A D.C. Council committee will soon vote on whether the emergency police reform legislation passed in June should become permanent law in D.C., measures that some believe are not strong enough to reform the Metropolitan Police Department.
On June 10, in response to Black Lives Matters protests and a national outcry against police brutality, the council passed a temporary bill that banned the use of chokeholds by police, outlawed the use of tear gas against protesters and created the Police Reform Commission. The legislation remained in effect for 90 days, until Sept. 8, but organizations like Stop Police Terror Project DC argue that it changed nothing.
“The emergency bill supposedly banned the use of tear gas and other chemical weapons, yet D.C. police have repeatedly used them on protesters since the legislation was passed,” said Valerie Wexler, a spokesperson for SPTDC. “It even turned out that D.C. police had spent hundreds of thousands of dollars to stockpile it.”
The D.C. Judiciary & Public Safety Committee held a public hearing Oct. 15 to consider three bills that offer more permanent iterations of the emergency legislation passed over the summer.
Patrice Sulton, founder of DC Justice Lab and committee member of the D.C Police Reform Commission, said legislators have “tremendous authority to limit police powers” but are not exercising the full extent of their oversight. She said the first step in real police reform is for the D.C. Council and other legislative bodies to fully utilize their authority over the MPD.

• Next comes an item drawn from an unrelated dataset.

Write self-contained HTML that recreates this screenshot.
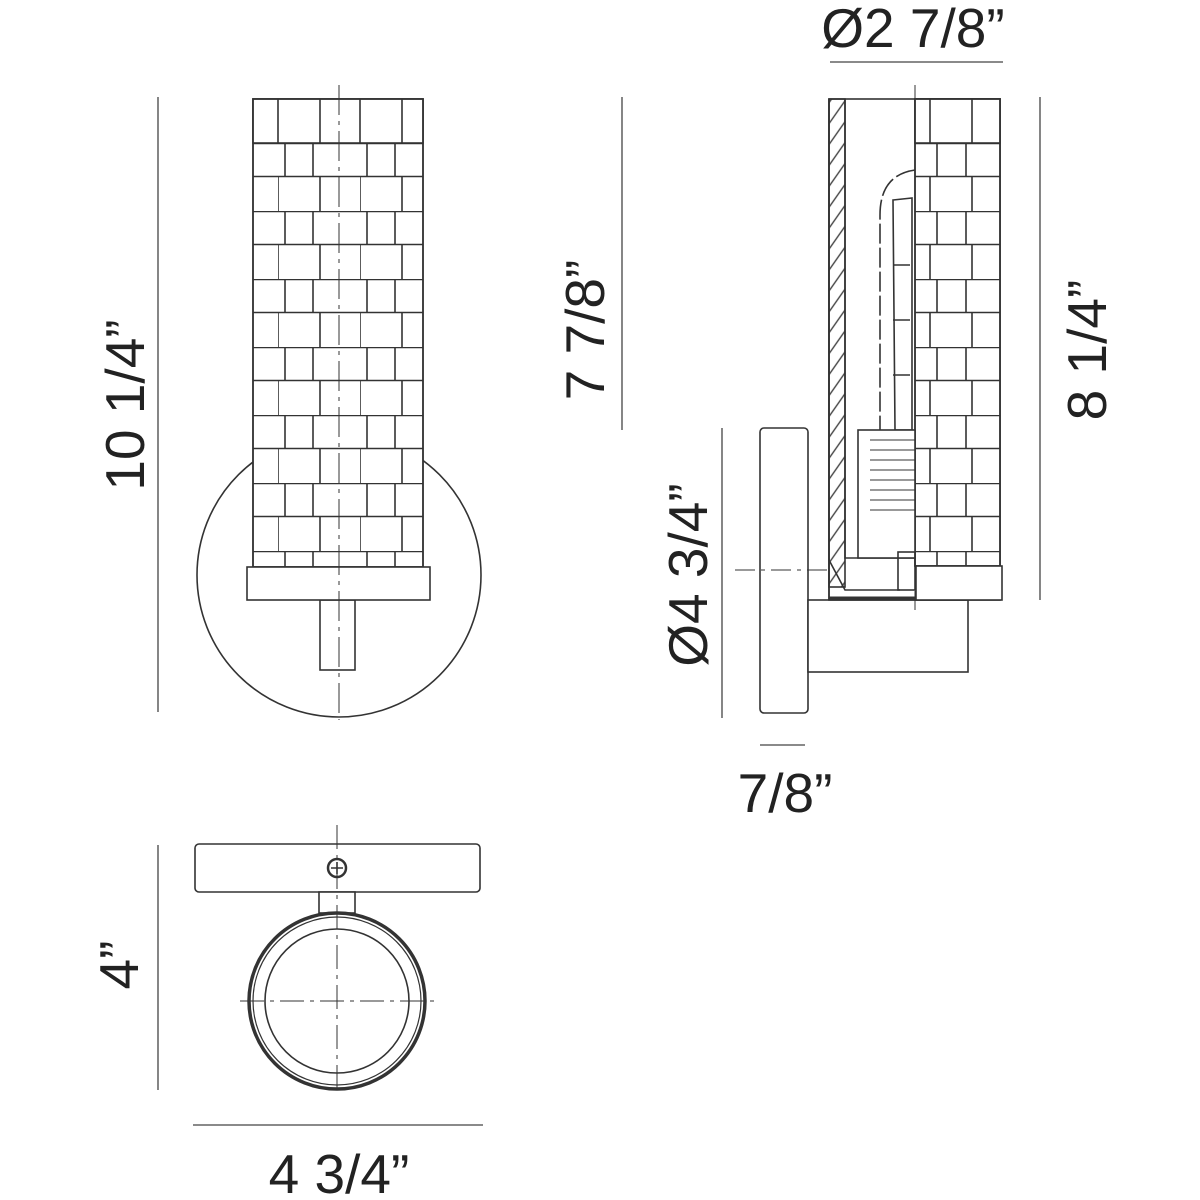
<!DOCTYPE html>
<html><head><meta charset="utf-8"><style>
html,body{margin:0;padding:0;background:#fff}
svg{display:block}
text{font-family:"Liberation Sans",Arial,sans-serif;font-size:55px;fill:#222}
</style></head><body>
<svg width="1200" height="1200" viewBox="0 0 1200 1200" xmlns="http://www.w3.org/2000/svg">
<defs>
<pattern id="wf" patternUnits="userSpaceOnUse" x="278" y="143" width="82" height="68">
<rect width="82" height="68" fill="#fff"/>
<path d="M0 0.5H82M0 33.5H82M7 0V33M35 0V33M0 33V68M42 33V68" stroke="#333" stroke-width="1.6" fill="none"/>
</pattern>
<pattern id="ws" patternUnits="userSpaceOnUse" x="915" y="143" width="200" height="68">
<rect width="200" height="68" fill="#fff"/>
<path d="M0 0.5H200M0 33.5H200M22 0V33M51 0V33M15 33V68M57 33V68" stroke="#333" stroke-width="1.6" fill="none"/>
</pattern>
<pattern id="hatch" patternUnits="userSpaceOnUse" width="16" height="12" patternTransform="rotate(-55)">
<line x1="0" y1="6" x2="16" y2="6" stroke="#444" stroke-width="1.4"/>
</pattern>
</defs>
<g stroke="#333" stroke-width="1.6" fill="none">
<circle cx="339" cy="575" r="142" fill="#fff"/>
<rect x="320" y="600" width="35" height="70" fill="#fff"/>
<rect x="253" y="99" width="170" height="468" fill="url(#wf)"/>
<rect x="253" y="99" width="170" height="44" fill="#fff"/>
<path d="M278 99V143M320 99V143M360 99V143M402 99V143"/>
<rect x="253" y="99" width="170" height="468"/>
<rect x="247" y="567" width="183" height="33" fill="#fff"/>
<line x1="339" y1="85" x2="339" y2="720" stroke-width="1" stroke-dasharray="30,6,4,6"/>
<rect x="760" y="428" width="48" height="285" rx="4" fill="#fff"/>
<rect x="808" y="600" width="160" height="72" fill="#fff"/>
<rect x="829" y="99" width="171" height="501" fill="#fff"/>
<rect x="829" y="99" width="16" height="488" fill="url(#hatch)"/>
<path d="M845 99V558H915M829 99V600"/>
<path d="M829 560L845 590H900"/>
<rect x="915" y="99" width="85" height="467" fill="url(#ws)"/>
<rect x="915" y="99" width="85" height="44" fill="#fff"/>
<path d="M930 99V143M972 99V143"/>
<rect x="915" y="99" width="85" height="467"/>
<rect x="916" y="566" width="86" height="34" fill="#fff"/>
<path d="M915 170Q880 175 880 215V430" stroke-dasharray="20,4"/>
<path d="M893 200L912 198V430H895Z"/>
<path d="M893 265H910M893 320H910M893 375H910"/>
<rect x="858" y="430" width="57" height="128" fill="#fff"/>
<path d="M870 440H915M870 450H915M870 460H915M870 470H915M870 480H915M870 490H915M870 500H915M870 510H915" stroke-width="1"/>
<rect x="898" y="552" width="17" height="38"/>
<line x1="829" y1="598" x2="915" y2="598" stroke-width="3"/>
<line x1="735" y1="570" x2="828" y2="570" stroke-width="1" stroke-dasharray="20,6,4,6"/>
<line x1="915" y1="85" x2="915" y2="610" stroke-width="1" stroke-dasharray="30,6,4,6"/>
<rect x="195" y="844" width="285" height="48" rx="4" fill="#fff"/>
<circle cx="337" cy="868" r="9" stroke-width="2.5"/>
<path d="M331 868H343M337 862V874"/>
<rect x="319" y="892" width="36" height="21" fill="#fff"/>
<circle cx="337" cy="1001" r="88" stroke-width="3.5" fill="#fff"/>
<circle cx="337" cy="1001" r="84" stroke-width="1.2"/>
<circle cx="337" cy="1001" r="72"/>
<line x1="337" y1="825" x2="337" y2="1095" stroke-width="1" stroke-dasharray="24,6,4,6"/>
<line x1="240" y1="1001" x2="440" y2="1001" stroke-width="1" stroke-dasharray="24,6,4,6"/>
<g stroke="#444" stroke-width="1.3">
<line x1="158" y1="97" x2="158" y2="712"/>
<line x1="622" y1="97" x2="622" y2="430"/>
<line x1="1040" y1="97" x2="1040" y2="600"/>
<line x1="722" y1="428" x2="722" y2="718"/>
<line x1="830" y1="62" x2="1003" y2="62"/>
<line x1="760" y1="745" x2="805" y2="745"/>
<line x1="158" y1="845" x2="158" y2="1090"/>
<line x1="193" y1="1125" x2="483" y2="1125"/>
</g>
</g>
<text transform="translate(144,405) rotate(-90)" text-anchor="middle">10 1/4”</text>
<text transform="translate(604,330) rotate(-90)" text-anchor="middle">7 7/8”</text>
<text transform="translate(1106,350) rotate(-90)" text-anchor="middle">8 1/4”</text>
<text transform="translate(707,575) rotate(-90)" text-anchor="middle">Ø4 3/4”</text>
<text transform="translate(138,965) rotate(-90)" text-anchor="middle">4”</text>
<text x="913" y="47" text-anchor="middle">Ø2 7/8”</text>
<text x="785" y="812" text-anchor="middle">7/8”</text>
<text x="339" y="1193" text-anchor="middle">4 3/4”</text>
</svg>
</body></html>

“It’s one thing to tinker around the edges and make suggestions about how the executive should train and discipline and recruit officers,” she said. “It’s another thing to say, ‘We’re going to regulate how you police because you’ve demonstrated over many years that you can’t figure out when it’s appropriate and when it’s not to stop someone, to search someone, to arrest someone, to violate someone.’”
Her project, More than a Plaza, proposes a number of reforms for the MPD to “go beyond mere performative gestures and do something meaningful about policing in the district.” Among them is a ban on drug raids, which she said are generally “ineffective” and overwhelmingly target Black residents.
“We have federal law enforcement that can step in if El Chapo comes to DC,” Sulton said. “We don’t really need state-level police doing drug raids at all.”
Mónica Palacio, a candidate for the D.C. Council at-large, said the legislation was a “great first step” in responding to the crises of the summer, but that more comprehensive laws are needed to “restructure and demilitarize policing.” The former director of the D.C. Office of Human Rights said the legislation should include stricter restrictions on the lethal use of force by police and create other crisis response agencies to handle emergencies.
“We just can’t keep adding bureaucracy on top of bureaucracy to solve the problems, we have to get to the core of police practices and standards,” Palacio said.
Ward 2 Councilmember Brooke Pinto said she supported the temporary legislation over the summer and is glad to see it considered as permanent law. She said it will bring necessary change regarding making body-worn-camera footage more accessible to victims and families, establishing independent police oversight bodies and limiting consent searches.
“This legislation is an important step and I am looking forward to receiving the recommendations of the Police Reform Commission to expand on these critical changes,” Pinto said in an email.
The bills will remain “under council review” until councilmembers vote on the legislation at the first reading of the bill.